Addressing the theme: whether one finds classical music agreeable or disagreeable, old ‘Willy S’ knew something when he wrote the oft repeated phrase: ‘If music be the food of love, play on.’ And, while I embrace most forms of (to me) ‘good’ music, must admit that classical music reaches places within me that other forms less rarely touch. Whether it’s the incredible variety which comes from the inventive mind of Shostakovich, from his Jazz Suite or his more serious pieces; or the prolific musical brain of Tchaikovsky, I welcome it with open ears and heart. The latter’s entrancing Pathetique Symphony – accused of being ‘post-Romantic sentimentality’ – while also being profound, pluck’s at this woman’s heart-strings! But the subject is vast and this is merely a thumb-print, so suffice it to say that classical music can court, woo and seduce like a lover; it can also amuse, titillate, entertain, disturb, frighten; wrap you in a warm embrace and transport you to an ‘other worldly place.’ Conversely, if you are tone deaf or have no time or ear for music, it can leave you confused and ungratified; I personally find this hugely sad. However, the musical coin has a flip side which – for me – represents disagreeable chamber music, which I find as indigestible as yesterday’s Yorkshire pudding!
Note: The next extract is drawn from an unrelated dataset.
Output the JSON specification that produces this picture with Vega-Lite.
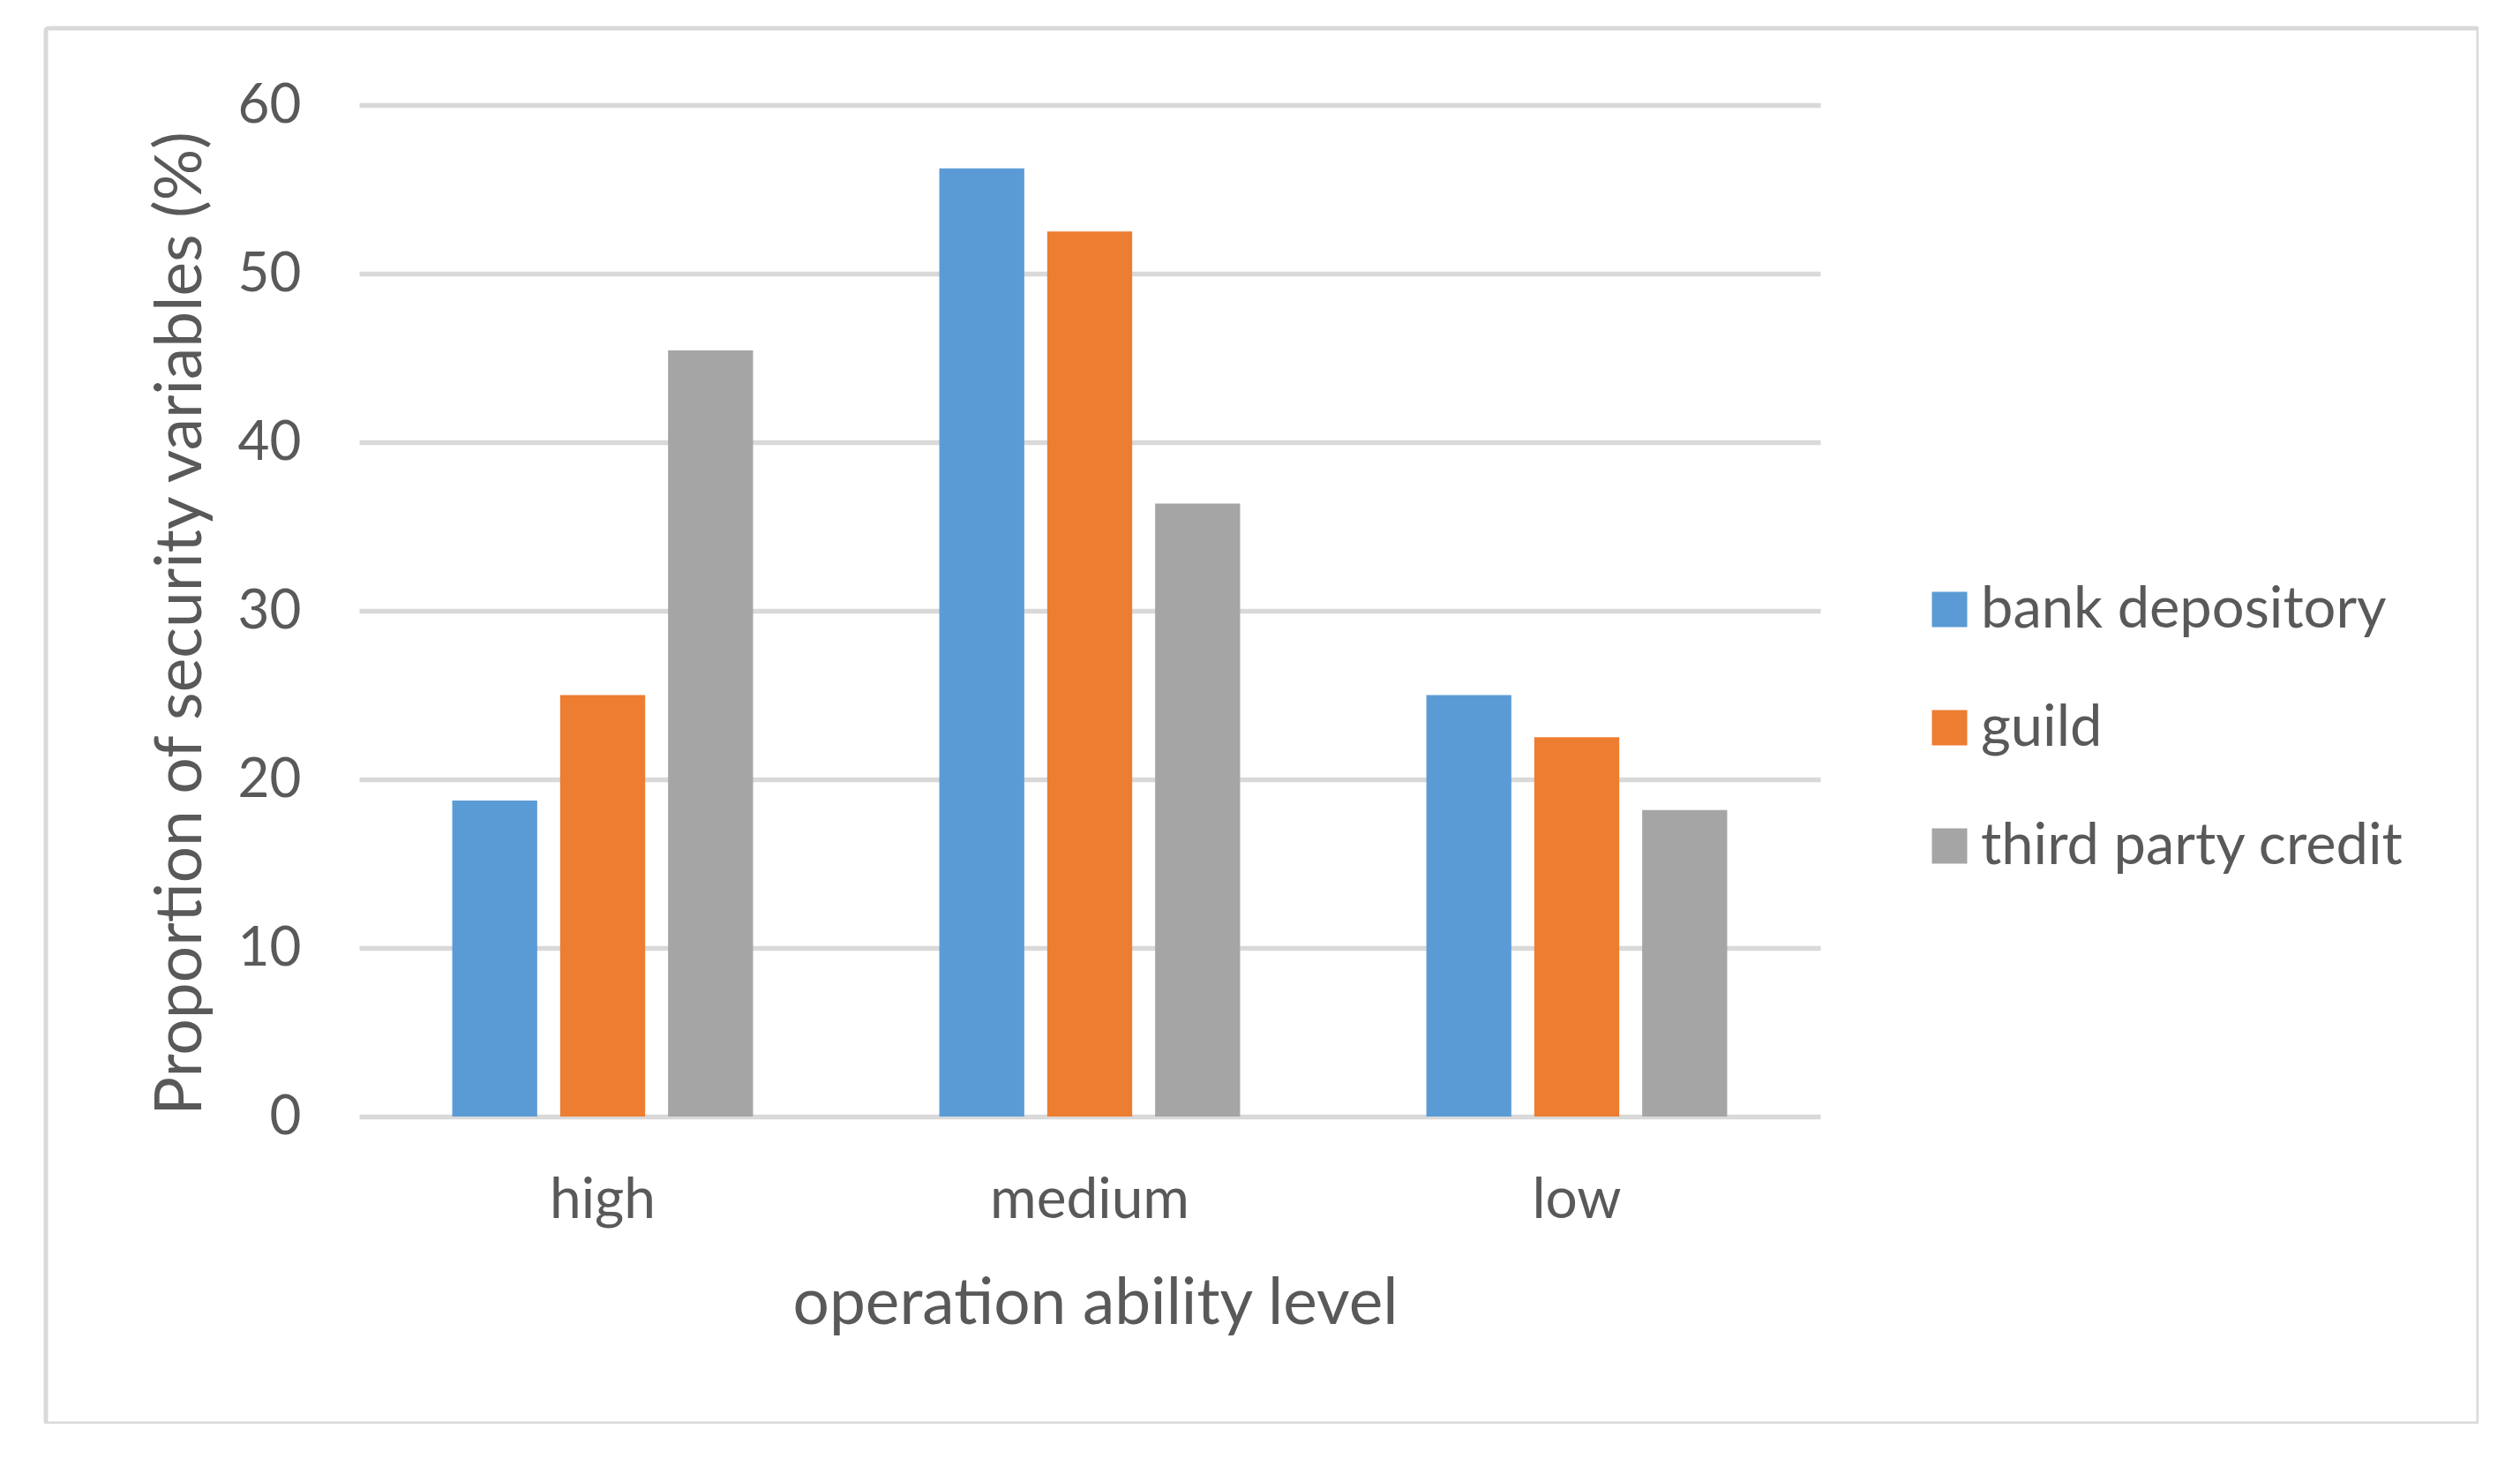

Serious poetry is art but is it too elitist?

While I personally know and have the utmost respect for Migel Jayasinghe and appreciate his intellectual mind and poetry tips, taste is subjective, whether one is reading poetry or a novel. Unfortunately, not everyone lives on the higher plane more erudite folk occupy, and I have grown up in the knowledge that there are and always have been lesser and greater mortals and minds on our planet, and long may that be the case. Indeed, where would the world be without intellectuals!  However, it must be agreed that many of us, even those with the keenest desire to learn, assimilate and ingest knowledge, can only digest so much. And the point is, do us ‘others’ want to get bogged down in often dense, ‘difficult’ poetry that, even after three readings, remain a conundrum Regardless of which level of poetry one aims to write or read, the subject is vast, especially for the really serious scholars, and this is where Migel scores. However – while not quite the village idiot – my own intellect seems to hover somewhere in the middle…Loving words as I do, I am perfectly happy with that and enjoy writing fairly spontaneous, sometimes witty, sometimes serious poetry. That’s not to say that they all ‘just happen’ without thought – be they simple poems or those of a more complicated nature. However, while I always bow to the clever use of words – the poetry I mostly favour has a pleasing rhythm and musicality and either amuses, entertains or informs me. While my particular poems, which are varied, may not satisfy the elitists or academics in our midst, I have had numerous poems published in newspapers, magazines, anthologies and in book form over the years, so they must have appealed to someone. I dislike distinct ‘divisions’ – after all we share this unique planet whatever bright or low wattage our brains transmit and should all try to work together to make it a better, happier place to live – but it cannot be denied that there are intellectual divisions. When it comes down to it, it’s a bit like an intellectual teaching a dog to dance. The dog may be able to master quite a few steps, but he will never manage the tango. More’s the pity…

Fully aware that we are all as different as night is to day and tastes vary enormously, there is a need and room for IT ALL. But heaven save me from having to constantly thumb through a dictionary (or ‘ask Google’) while I’m dissecting a dense poem! Viva la difference!